Title: Necessary Fiction
Author: Eloghosa Osunde
Publisher: Riverhead Books
Publishing Date: 2025
No. of Pages: 302

Synopsis: 

What makes a family? Who gets to define it? Is freedom for everyone?

In Necessary Fiction, Eloghosa Osunde’s characters search for answers to these provocative questions as they stake lives for themselves in one of the world’s most dynamic cities: Lagos, Nigeria. Vibrantly active, brazenly flawed, and stubbornly themselves, they test the limits of their relationships – with society, relatives, and one another – as they pursue love, community, and happiness.
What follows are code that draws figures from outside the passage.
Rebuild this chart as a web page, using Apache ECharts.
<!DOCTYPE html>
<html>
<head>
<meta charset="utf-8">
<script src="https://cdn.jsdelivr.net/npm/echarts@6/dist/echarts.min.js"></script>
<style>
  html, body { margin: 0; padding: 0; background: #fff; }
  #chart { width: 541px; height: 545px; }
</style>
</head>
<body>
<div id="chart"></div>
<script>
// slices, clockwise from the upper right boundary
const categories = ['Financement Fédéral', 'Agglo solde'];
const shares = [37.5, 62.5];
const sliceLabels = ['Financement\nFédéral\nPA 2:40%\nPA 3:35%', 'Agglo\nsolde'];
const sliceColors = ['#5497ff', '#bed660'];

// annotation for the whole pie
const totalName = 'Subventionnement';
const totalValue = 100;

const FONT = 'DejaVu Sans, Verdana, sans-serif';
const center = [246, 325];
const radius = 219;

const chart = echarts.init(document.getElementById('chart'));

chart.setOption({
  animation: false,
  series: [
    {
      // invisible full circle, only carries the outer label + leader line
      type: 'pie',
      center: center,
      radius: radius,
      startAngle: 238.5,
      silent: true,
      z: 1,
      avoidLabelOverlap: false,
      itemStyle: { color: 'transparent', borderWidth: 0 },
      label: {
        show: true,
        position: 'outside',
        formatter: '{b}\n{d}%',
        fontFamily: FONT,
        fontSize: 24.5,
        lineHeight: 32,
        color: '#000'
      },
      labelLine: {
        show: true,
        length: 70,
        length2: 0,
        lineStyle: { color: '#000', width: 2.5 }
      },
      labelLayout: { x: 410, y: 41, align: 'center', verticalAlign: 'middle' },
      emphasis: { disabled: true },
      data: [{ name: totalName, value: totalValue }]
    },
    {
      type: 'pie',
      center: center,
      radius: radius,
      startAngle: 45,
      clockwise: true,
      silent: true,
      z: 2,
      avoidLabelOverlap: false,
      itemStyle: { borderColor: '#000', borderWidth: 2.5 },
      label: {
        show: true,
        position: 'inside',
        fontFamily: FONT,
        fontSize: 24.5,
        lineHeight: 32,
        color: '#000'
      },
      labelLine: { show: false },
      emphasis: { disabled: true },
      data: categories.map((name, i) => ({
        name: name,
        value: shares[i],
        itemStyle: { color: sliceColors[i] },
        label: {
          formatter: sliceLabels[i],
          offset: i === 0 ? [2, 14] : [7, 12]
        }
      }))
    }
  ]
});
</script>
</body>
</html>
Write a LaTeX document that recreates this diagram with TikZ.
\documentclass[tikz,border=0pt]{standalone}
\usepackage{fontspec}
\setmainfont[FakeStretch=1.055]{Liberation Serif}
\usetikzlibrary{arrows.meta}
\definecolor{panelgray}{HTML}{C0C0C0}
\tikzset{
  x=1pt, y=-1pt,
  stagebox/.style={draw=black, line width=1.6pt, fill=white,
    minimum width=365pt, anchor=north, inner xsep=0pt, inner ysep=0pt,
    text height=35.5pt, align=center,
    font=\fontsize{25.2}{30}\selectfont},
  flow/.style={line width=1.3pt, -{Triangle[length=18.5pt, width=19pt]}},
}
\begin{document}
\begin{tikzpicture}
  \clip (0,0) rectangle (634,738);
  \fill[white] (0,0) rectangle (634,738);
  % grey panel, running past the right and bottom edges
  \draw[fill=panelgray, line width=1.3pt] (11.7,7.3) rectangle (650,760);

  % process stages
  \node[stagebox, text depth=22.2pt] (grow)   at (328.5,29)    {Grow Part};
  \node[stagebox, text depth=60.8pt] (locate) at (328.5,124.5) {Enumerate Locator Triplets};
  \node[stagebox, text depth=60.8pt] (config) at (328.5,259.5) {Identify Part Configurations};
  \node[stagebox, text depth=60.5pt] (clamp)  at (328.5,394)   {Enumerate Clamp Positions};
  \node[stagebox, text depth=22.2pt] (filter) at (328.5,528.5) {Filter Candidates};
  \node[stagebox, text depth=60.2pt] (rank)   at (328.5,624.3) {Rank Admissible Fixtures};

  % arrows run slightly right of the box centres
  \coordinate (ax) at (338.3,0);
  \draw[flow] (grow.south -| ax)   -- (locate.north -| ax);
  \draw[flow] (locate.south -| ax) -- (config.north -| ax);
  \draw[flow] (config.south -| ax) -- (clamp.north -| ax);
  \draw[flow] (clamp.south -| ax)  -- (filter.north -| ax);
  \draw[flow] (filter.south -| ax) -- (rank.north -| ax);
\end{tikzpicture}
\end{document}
As they navigate the worlds of art, music, creative commerce, and beyond, each of them reveals how they reckon with the necessary fiction they carry for survival.

Unexpected and insightful, Necessary Fiction is a wise and poignant novel about love, desire, one’s chosen family, and what it costs to create a life worth inhabiting.

Title: Which Side Are You On
Author: Ryan Lee Wong
Publisher: Catapult
Publishing Date: 2022
No. of Pages: 171

Synopsis: 

How can we live with integrity and pleasure in this world of police brutality and racism? An Asian American activist is challenged by his mother to face this question in this powerful-and funny-debut novel of generational change, a mother’s secret and an activist’s coming-of-age.

Twenty-one-year-old Reed is fed up. Angry about the killing of a Black man by an Asian American NYPD officer, he wants to drop out of college and devote himself to the black Lives Matter movement. But would that truly bring him closer to the moral life he seeks?

In a series of intimate, charged conversations, his mother-once the leader of a Korean-Black coalition-demands that he rethink his outrage, and along with it, what it means to be an organizer, a student, an ally, an American, and a son. As Reed zips around his hometown of Los Angeles with his mother, searching and questioning, he faces a revelation that will change everything.

Inspired by his family’s roots in activism, Ryan Lee Wong offers an extraordinary debut novel that is as humorous as it is profound, a celebration of seeking a life that is both virtuous and fun, an ode ot mothering and being mothered.